This code will output the index of a charcter in a string :
#include <stdio.h>
#include <string.h>
int main(void){
char str[100]="birds are dying";
char *p;
p = strchr(str,'e');
int i=p-str;
printf("%d" , i);
return 0;
}
the only line of code that i can't understand is :
int i=p-str;
str is a string and p also , i searched about the result of printing a string as an integer and found that it is an undefined behaviour , so what does it actually return ?
p - str is : e dying - birds are dying , when somehow we change it to an integer why does it return a positive value
Thanks
From the C Standard (6.3.2.1 Lvalues, arrays, and function designators)

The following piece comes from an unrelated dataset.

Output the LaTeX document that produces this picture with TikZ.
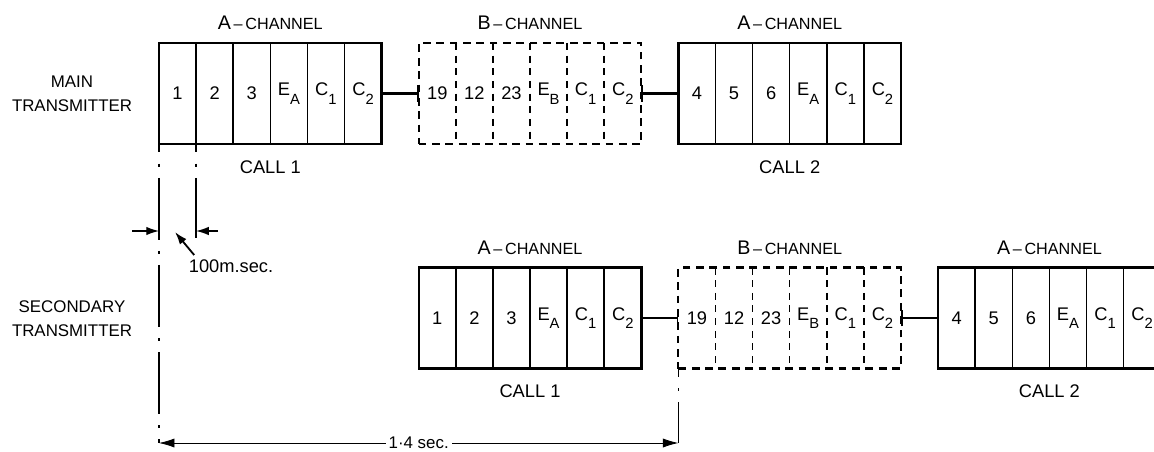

3 Except when it is the operand of the sizeof operator or the unary & operator, or is a string literal used to initialize an array, an expression that has type ‘‘array of type’’ is converted to an expression with type ‘‘pointer to type’’ that points to the initial element of the array object and is not an lvalue. If the array object has register storage class, the behavior is undefined
In this call
p = strchr(str,'e');
the function strchr returns a pointer that points to the symbol 'e'.
In the expression
p-str
The object str having the array type char[100] is implicitly convereted to pointer to its first element. So the expression represents a difference of two pointers.
And according to the C Standard (6.5.6 Additive operators)
9 When two pointers are subtracted, both shall point to elements of the same array object, or one past the last element of the array object; the result is the difference of the subscripts of the two array elements....
Thus the difference is the number of elements between two pointers that yields the index of the found symbol because the expression str (after implicit conversion of the array str to pointer) points to the first element of the array.